LCT; Landing Craft, Tank
The LCT was originally designed by the British Royal Navy in 1940, then referred to as TCL. In 1942 the U.S. Navy adopted the Mk V version for use. The craft may transport one vehicle with an armor value of 6 or less. It may also transport a reduced vehicle of heaver armor.
LST; Landing Ship, Tank
An LST may transport up to five personnel and/or weapon units, or up to three vehicles. If carrying a combination of vehicles and non-vehicles, each vehicle displaces two non-vehicles, though the vehicles maybe loaded. There are three images for the LST piece, carrying generic crates/containers, carrying tanks and carrying an LCT.
LCI(G); Landing Craft, Infantry (Gun)
A modified version of the LCI. The troop accommodation and landing ramps have been removed. In their place, the boat received additional armor and the forward gun was replaced with a 40mm auto-cannon.

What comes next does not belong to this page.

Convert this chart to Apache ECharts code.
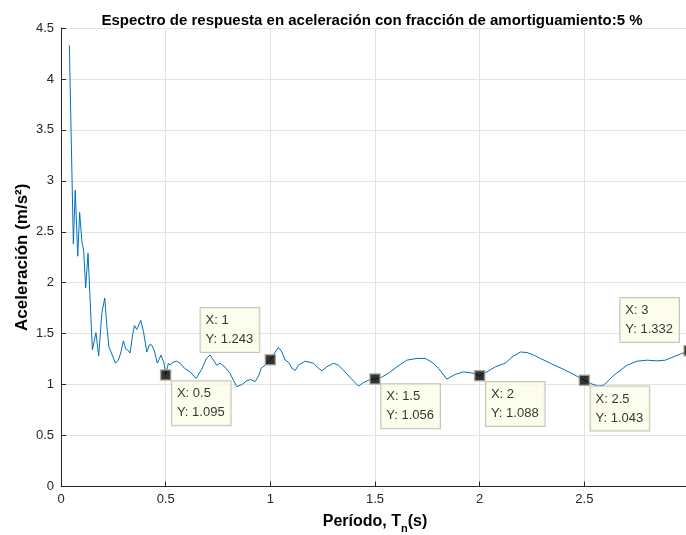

LCI(R); Landing Craft, Infantry (Rocket)
The LCI(R) fires several of the Navy’s beach barrage rockets from fixed mounts. The BBR had a fixed range of 1100 yards, which could be almost 6 hexes (if you squint). Because of the peculiarities of the game, I have increased the range to 8 hexes. The LCI(R) may only fire at a range of 8 hexes at either pre-plotted or self-spotted targets. The rockets must be reloaded after firing, taking one activation to do so.
LCI(M); Landing Craft, Infantry (Mortar)
The boat was intended to provide fire support during amphibious assaults. Normally the LCI(M) should only be allowed to fire at self-spotted targets or be directed by specially designated spotters, such as naval gunfire teams.
YP-17; Yard Patrol boat 17
These were commerce enforcement vessels. YP-17 was armed with a 1-pdr (37mm) pom-pom. She and the YP-16 were in Guam when the Japanese attacked. The YP-16 was scuttled before the landings. The YP-17 was damaged by Japanese aircraft and captured by the Japanese on 10 December 1941.
All these craft, and more, appear in the OOB extensions for Panzergrenadier Über, the Vassal adaptation of the Panzer Grendier system. Check the extension catalogs and notes to find even more goodies.